Solar suffers even more than wind from a poor capacity factor. The link referred to: Photovoltaics shows the solar incidence for Paris average 3.34 hrs per day (in spring and autumn). But the difference between summer and winter is over 740%. The difference hour to hour can be even greater; and of course midday to midnight close to infinite.
The problem is that to meet even a tiny fraction of the peak daytime demand in winter you need seven times the number of panels that you do in summer. This means that during minimum daytime demand in summer you will have way more generation than the electricity market can absorb. Germany has already hit this condition several times this year.
Because the spot price of electricity can go negative Germany has had to pay for other countries to take the excess energy away.
If say the present capacity was doubled dumping power would no longer be a viable option. Then for part of the day in summer Germany would need to turn off a proportion of the panels. As I have already said this is presently hard to do and would require additional infrastructure.
As more panels are added to meet periods of high demand, more and more need to be turned off during peak sun and low demand, for longer and longer periods. This reduces the net contribution that a marginal additional panel can make.
These panels consume energy to manufacture, install, maintain and recycle. They also release CO2 in these processes. A British study puts PV solar at about 10 times the CO2 released per kWh of Nuclear (Click Here).
Marginal panels will ultimately fail to recover this 'energy cost of ownership'; so that additional panels never collect the energy expended in deploying them. Well before reaching that point they become more polluting than even fossil fuels.
The same happens with excessive investment in Wind. But Solar is worse than wind because wind has a much better capacity factor. It still blows on rainy days and at night.
So at what point does this decline in effectiveness begin to happen?
As Germany has just demonstrated it begins as the average contribution approaches 6% for solar and as Denmark and South Australia demonstrate, at just over 20% for wind.
Now let's consider cost:
At the point at which production first exceeds demand adding additional panels (or turbines) continues to contribute additional usefull energy at other times but the cost of electricity generated begins to rise rapidly, as panels (ot turbines) are increasingly prevented from delivering all the energy they collect when at their most efficient, on sunny or windy days, if demand is low.
When this happens the other generators, that pay a price for fuel, drop out of the market as the the energy price collapses to zero or less.
But in Australia the renewable energy credits are still paid by the consumer and where feed-in tariffs apply, generators are still paid generously (rather than being fined), increasing the cost to the consumer.
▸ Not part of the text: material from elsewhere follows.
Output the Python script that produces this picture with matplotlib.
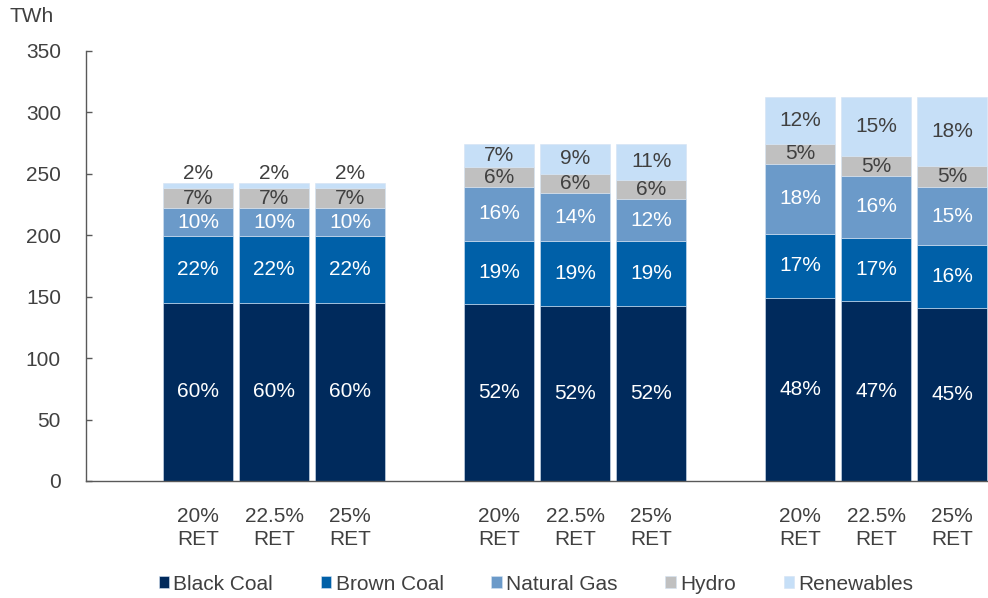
import numpy as np
import matplotlib
matplotlib.use("Agg")
import matplotlib.pyplot as plt

plt.rcParams['font.family'] = ['Liberation Sans', 'DejaVu Sans']

# generation mix by scenario (TWh)
scenarios = ['20%\nRET', '22.5%\nRET', '25%\nRET'] * 3
fuels = ['Black Coal', 'Brown Coal', 'Natural Gas', 'Hydro', 'Renewables']
black_coal = [145, 145, 145, 144, 142, 142, 149, 146, 141]
brown_coal = [54, 54, 54, 51.5, 53, 53, 52, 52, 51]
natural_gas = [23, 23, 23, 43.5, 39, 34, 57, 50, 47]
hydro = [16, 16, 16, 16, 16, 16, 16, 16, 17]
renewables = [4, 4, 4, 19.5, 24.5, 29.5, 38, 48, 56]

colors = ['#002a5c', '#0060a8', '#6b9ac9', '#c0c0c0', '#c6dff7']
label_colors = ['white', 'white', 'white', '#404040', '#404040']
text_col = '#404040'
fs = 15

series = np.array([black_coal, brown_coal, natural_gas, hydro, renewables])
totals = series.sum(axis=0)

# three scenario groups, three bars each
x = np.array([g * 3.96 + i for g in range(3) for i in range(3)])

fig = plt.figure(figsize=(9.88, 5.98), dpi=100)
ax = fig.add_axes([0.087, 0.1957, 0.913, 0.7195])

bottom = np.zeros(len(x))
for vals, name, c, lc in zip(series, fuels, colors, label_colors):
    ax.bar(x, vals, width=0.92, bottom=bottom, color=c, label=name,
           edgecolor='#d4e3f3', linewidth=0.4)
    for xi, b, v, t in zip(x, bottom, vals, totals):
        pct = '{:.0f}%'.format(v / t * 100)
        if v < 8:
            ax.text(xi, b + v + 8, pct, ha='center', va='center',
                    color=text_col, fontsize=fs)
        else:
            ax.text(xi, b + v / 2, pct, ha='center', va='center',
                    color=lc, fontsize=fs)
    bottom += vals

ax.set_ylim(0, 350)
ax.set_xlim(-1.474, x[-1] + 0.47)
ax.set_yticks(range(0, 351, 50))
ax.set_xticks(x)
ax.set_xticklabels(scenarios, linespacing=1.25)

for s in ['top', 'right']:
    ax.spines[s].set_visible(False)
for s in ['left', 'bottom']:
    ax.spines[s].set_color('#595959')
    ax.spines[s].set_linewidth(1.0)

ax.tick_params(axis='y', direction='in', length=4.3, width=1.0,
               color='#595959', pad=18, labelsize=fs, labelcolor=text_col)
ax.tick_params(axis='x', length=0, pad=19, labelsize=fs,
               labelcolor=text_col)

fig.text(0.01, 0.988, 'TWh', ha='left', va='top', fontsize=fs,
         color=text_col)

fig.legend(loc='center', bbox_to_anchor=(0.5425, 0.0234), ncol=5,
           frameon=False, fontsize=fs, handlelength=0.5,
           handleheight=0.5, handletextpad=0.2, columnspacing=2.3,
           labelcolor=text_col)

fig.savefig('out.png', dpi=100)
Thus unwanted energy is generated at an uneconomic cost to the consumer.
Some of these market distortions may disappear, if as you have said, the price of PV solar falls to the point that it is competitive without any direct or implicit subsidy. But it will still make only a small contribution due to an inherently low capacity factor.
As I have said elsewhere, large scale inexpensive and efficient energy storage and recovery would be a game changer. But present generation batteries have a short re-cycle life (of at best a decade); are still far too expensive; and lose too much energy. Almost everything else is even worse (more costly and/or less efficient). Perhaps super-capacitors can be made to work an integral part of a thin film solar panel.
But when considering the grid and energy demand we are talking in TWh. Not even large scale pump-storage can store enough energy to make up winter demand from summer solar excess.
Sure solar has a place; but probably not more than around 10% of total electricity demand.